Thursday, January 22, 2009

A Week of Love...a poem

" Be reckless, free and open with your love. Our two children need more love than either I or my wife are able to give. They also need your love to be whole in life. Let me illustrate this by telling you a story from the life of Toyohiko Kagawa, the late Japanese Christian who made so many important contributions to religious education in Japan. On one occasion, in the slums of Japan, he found a baby who had been thrown away. It was customary then to throw babies away when parents couldn't take care of them. When he saw this little baby girl in the filth of the gutter, he picked her up and took her to his home.
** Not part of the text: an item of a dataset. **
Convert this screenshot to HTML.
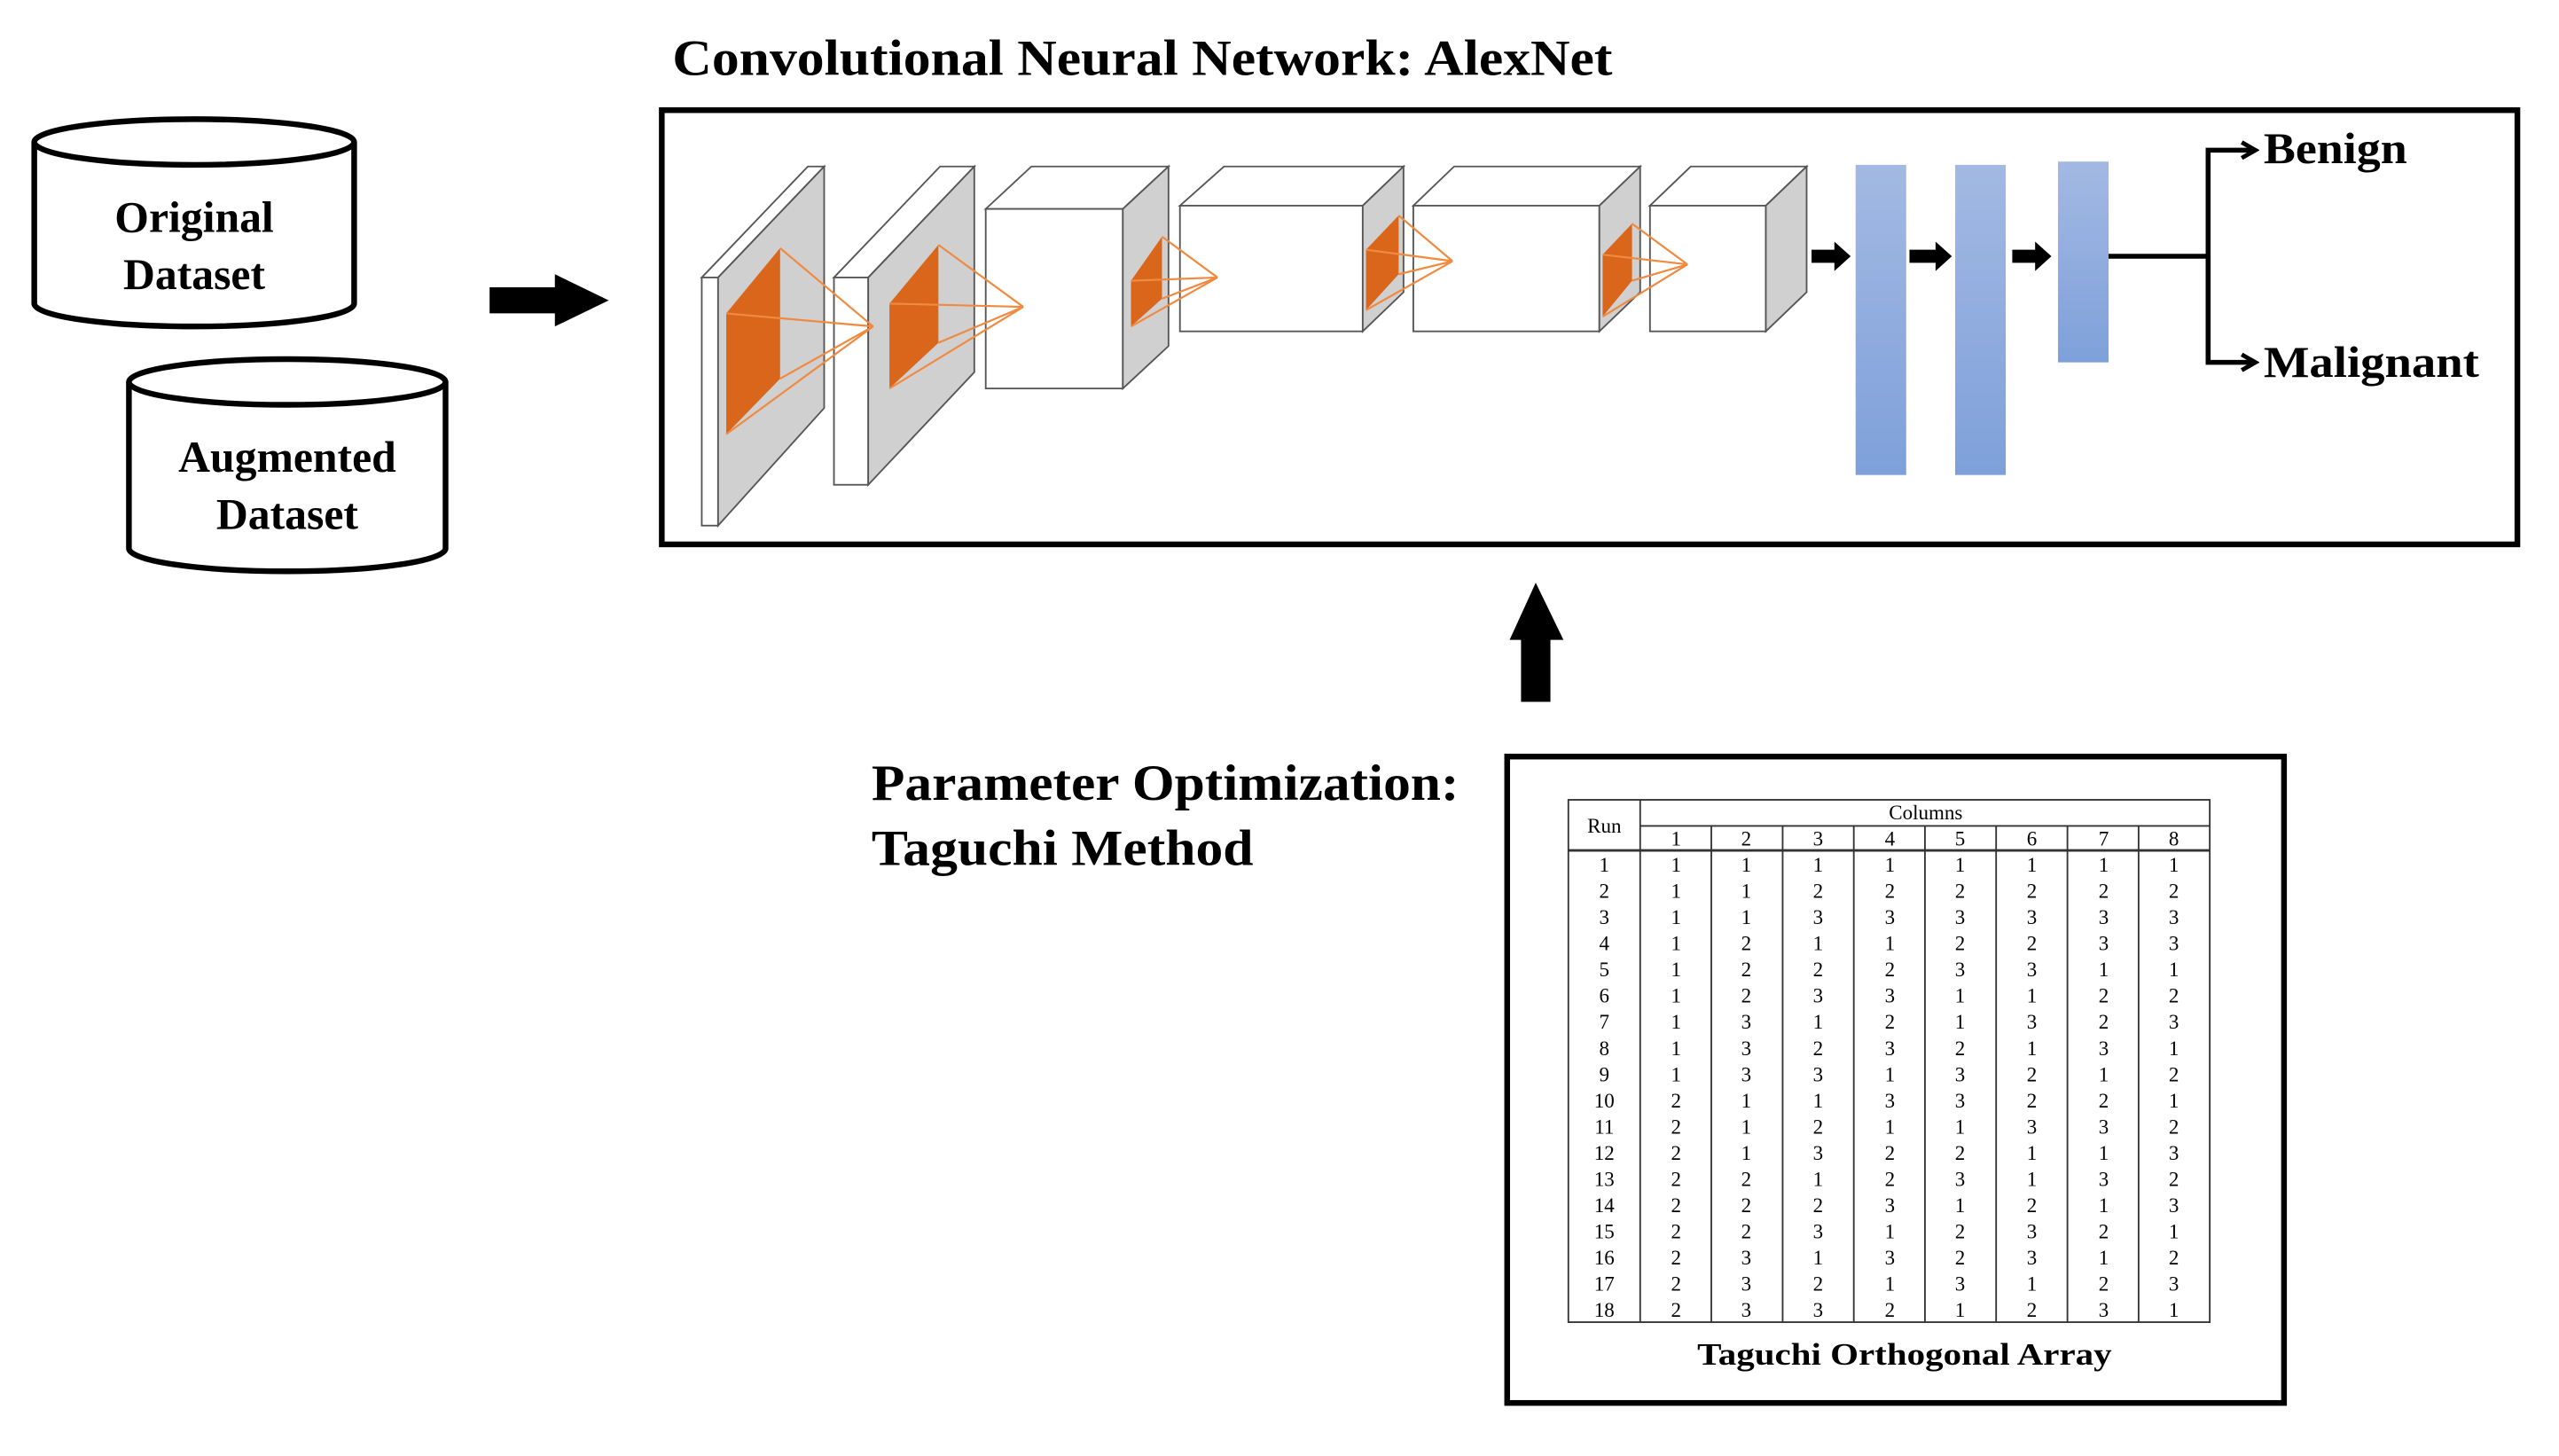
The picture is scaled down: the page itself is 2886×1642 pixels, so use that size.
<!DOCTYPE html>
<html><head><meta charset="utf-8"><style>
html,body{margin:0;padding:0;background:#fff;}
svg{display:block;}
text{font-family:"Liberation Serif",serif;font-weight:bold;fill:#000;}
.t{font-weight:normal;font-size:12.5px;text-anchor:middle;}
</style></head><body>
<svg width="2886" height="1642" viewBox="0 0 1568 892" preserveAspectRatio="none" xmlns="http://www.w3.org/2000/svg">
<defs>
<linearGradient id="bl" x1="0" y1="0" x2="0" y2="1"><stop offset="0" stop-color="#a3b9e3"/><stop offset="1" stop-color="#7ea0da"/></linearGradient>
<marker id="ah" viewBox="0 0 10 10" refX="8" refY="5" markerWidth="4" markerHeight="4" orient="auto"><path d="M1,1 L8,5 L1,9" fill="none" stroke="#000" stroke-width="2.2"/></marker>
</defs>
<rect width="1568" height="892" fill="#fff"/>
<text x="412" y="46" font-size="31" textLength="576" lengthAdjust="spacingAndGlyphs">Convolutional Neural Network: AlexNet</text>
<rect x="405.5" y="67.5" width="1137" height="266" fill="none" stroke="#000" stroke-width="3.5"/>

<g fill="#fff" stroke="#000" stroke-width="3.5">
<path d="M21,87 L21,186 A98,14 0 0 0 217,186 L217,87"/>
<ellipse cx="119" cy="87" rx="98" ry="14"/>
<path d="M79,234 L79,336 A97,14 0 0 0 273,336 L273,234"/>
<ellipse cx="176" cy="234" rx="97" ry="14"/>
</g>
<text x="119" y="142" font-size="27" text-anchor="middle">Original</text>
<text x="119" y="177" font-size="27" text-anchor="middle">Dataset</text>
<text x="176" y="289" font-size="27" text-anchor="middle">Augmented</text>
<text x="176" y="324" font-size="27" text-anchor="middle">Dataset</text>

<polygon points="300,176 340,176 340,168 373,184 340,200 340,192 300,192" fill="#000"/>
<polygon points="932,430 932,392 925,392 941,357 958,392 950,392 950,430" fill="#000"/>

<g stroke="#555" stroke-width="1">
<polygon points="430,170 495,102 505,102 440,170" fill="#fff"/>
<rect x="430" y="170" width="10" height="152" fill="#fff"/>
<polygon points="440,170 505,102 505,250 440,322" fill="#d0d0d0"/>
<polygon points="511,170 576,102 597,102 532,170" fill="#fff"/>
<rect x="511" y="170" width="21" height="127" fill="#fff"/>
<polygon points="532,170 597,102 597,228 532,297" fill="#d0d0d0"/>
<polygon points="604,128 632,102 716,102 688,128" fill="#fff"/>
<rect x="604" y="128" width="84" height="110" fill="#fff"/>
<polygon points="688,128 716,102 716,212 688,238" fill="#d0d0d0"/>
<polygon points="723,126 750,102 860,102 835,126" fill="#fff"/>
<rect x="723" y="126" width="112" height="77" fill="#fff"/>
<polygon points="835,126 860,102 860,179 835,203" fill="#d0d0d0"/>
<polygon points="866,126 891,102 1005,102 980,126" fill="#fff"/>
<rect x="866" y="126" width="114" height="77" fill="#fff"/>
<polygon points="980,126 1005,102 1005,179 980,203" fill="#d0d0d0"/>
<polygon points="1011,126 1036,102 1107,102 1082,126" fill="#fff"/>
<rect x="1011" y="126" width="71" height="77" fill="#fff"/>
<polygon points="1082,126 1107,102 1107,179 1082,203" fill="#d0d0d0"/>
</g>
<g fill="#d9661b">
<polygon points="445,192 478,152 478,232 445,266"/>
<polygon points="545,186 575,150 575,210 545,238"/>
<polygon points="693,172 712,145 712,183 693,200"/>
<polygon points="837,153 857,132 857,168 837,190"/>
<polygon points="982,156 1000,137 1000,172 982,194"/>
</g>
<g stroke="#f08a40" stroke-width="1.2" fill="none">
<path d="M445,192 L535,200 M478,152 L535,200 M478,232 L535,200 M445,266 L535,200"/>
<path d="M545,186 L627,188 M575,150 L627,188 M575,210 L627,188 M545,238 L627,188"/>
<path d="M693,172 L746,170 M712,145 L746,170 M712,183 L746,170 M693,200 L746,170"/>
<path d="M837,153 L890,160 M857,132 L890,160 M857,168 L890,160 M837,190 L890,160"/>
<path d="M982,156 L1034,162 M1000,137 L1034,162 M1000,172 L1034,162 M982,194 L1034,162"/>
</g>
<g fill="#000">
<polygon points="1110,153 1124,153 1124,148 1134,157 1124,166 1124,161 1110,161"/>
<polygon points="1170,153 1186,153 1186,148 1196,157 1186,166 1186,161 1170,161"/>
<polygon points="1233,153 1247,153 1247,148 1257,157 1247,166 1247,161 1233,161"/>
</g>
<rect x="1137" y="101" width="31" height="190" fill="url(#bl)"/>
<rect x="1198" y="101" width="31" height="190" fill="url(#bl)"/>
<rect x="1261" y="99" width="31" height="123" fill="url(#bl)"/>
<g stroke="#000" stroke-width="3" fill="none">
<path d="M1292,157 L1353,157"/>
<path d="M1353,222 L1353,92 L1382,92" marker-end="url(#ah)"/>
<path d="M1353,157 L1353,222 L1382,222" marker-end="url(#ah)"/>
</g>
<text x="1387" y="100" font-size="27" textLength="88" lengthAdjust="spacingAndGlyphs">Benign</text>
<text x="1387" y="231" font-size="27" textLength="132" lengthAdjust="spacingAndGlyphs">Malignant</text>

<text x="534" y="490" font-size="31" textLength="360" lengthAdjust="spacingAndGlyphs">Parameter Optimization:</text>
<text x="534" y="530" font-size="31" textLength="234" lengthAdjust="spacingAndGlyphs">Taguchi Method</text>
<rect x="923.5" y="463.5" width="476" height="396" fill="none" stroke="#000" stroke-width="3.5"/>

<g stroke="#333" stroke-width="1" fill="none">
<rect x="961" y="490" width="393" height="320"/>
<line x1="1005" y1="490" x2="1005" y2="810"/>
<line x1="1005" y1="506" x2="1354" y2="506"/>
<line x1="961" y1="521" x2="1354" y2="521" stroke-width="1.5"/>
<line x1="1048.6" y1="506" x2="1048.6" y2="810"/>
<line x1="1092.3" y1="506" x2="1092.3" y2="810"/>
<line x1="1135.9" y1="506" x2="1135.9" y2="810"/>
<line x1="1179.5" y1="506" x2="1179.5" y2="810"/>
<line x1="1223.1" y1="506" x2="1223.1" y2="810"/>
<line x1="1266.8" y1="506" x2="1266.8" y2="810"/>
<line x1="1310.4" y1="506" x2="1310.4" y2="810"/>
</g>
<text class="t" x="983" y="510">Run</text>
<text class="t" x="1180" y="502">Columns</text>
<g>
<text class="t" x="1027" y="518">1</text><text class="t" x="1070" y="518">2</text><text class="t" x="1114" y="518">3</text><text class="t" x="1158" y="518">4</text><text class="t" x="1201" y="518">5</text><text class="t" x="1245" y="518">6</text><text class="t" x="1289" y="518">7</text><text class="t" x="1332" y="518">8</text>
</g>
<g id="rows"></g>
<text x="1167" y="836" font-size="19" text-anchor="middle" textLength="254" lengthAdjust="spacingAndGlyphs">Taguchi Orthogonal Array</text>
</svg>
<script>
var d=["11111111","11222222","11333333","12112233","12223311","12331122","13121323","13232131","13313212","21133221","21211332","21322113","22123132","22231213","22312321","23132312","23213123","23321231"];
var xs=[983,1027,1070,1114,1158,1201,1245,1289,1332];
var g=document.getElementById("rows"),h="";
for(var i=0;i<18;i++){var y=534+i*16.05;h+='<text class="t" x="983" y="'+y+'">'+(i+1)+'</text>';
for(var j=0;j<8;j++)h+='<text class="t" x="'+xs[j+1]+'" y="'+y+'">'+d[i][j]+'</text>';}
g.innerHTML=h;
</script>
</body></html>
He called her, for lack of knowing her real name, Little Ishi (It means Rock or Stone--Debi) He knew the child was dying, she was cold and struggled for each breath. He held the little child in his arms and wept. And as his warm tears of love fell upon the child's face, they shocked her back to life. He then sat down and wrote this poem.

'I am sodden with sleep
But I wake with my starling's fretful cries.
Thin dirty little baby
Wailing with pain all the while.
She is ill, Little Ishi-
Life has abused her so.
Safe from the one who meant to kill,
Fever has made her low.
Through the night I laboured to save her.
We two are all alone.
Sharp in the fearful stillness,
The neighbor's clock struck one.
Why is the world so cruel?
Seen with Ishi's eyes,
The earth and all the things in it
Is a mountain pile of ice.
Oh, to be taught what to do.
Men are consoled by their women,
But this scrap in my heart lies shriveled-
Dull from the junk heap.
And the strong man who holds her cries.
Why are you quiet, Ishi?
Why are your eyes shut? Why?
Wait, oh wait, little sick one.
It is too soon for you to die.
Cry again, Little Ishi. 
Cry once more, once more.
What will it take to make you wake?
For I cannot let you go.
I call but you do not hear me.
I clasp you, but you do not move.
It is not to pain I would bring you again.
There is love in the world. There is love
Will she not cry?
Here in my close embrace, I kiss her wan lips-
growning grayer. My drawn face touches her face.
Fast are my frightened tears falling,
Falling on Ishi's eyes.
With her cold, still tears, they are mingled
Oh, God! At Last! She cries.'

Because of the love of this one man, the little child lived. Someone has said, and rightly so, that the only problem with all our love is that it has been either too late or too small. Now is the time as the committed people of our Lord Jesus to correct our smallness to match His Bigness. 


 

1 comments:

Kristi said...

that is an amazing, moving story and poem.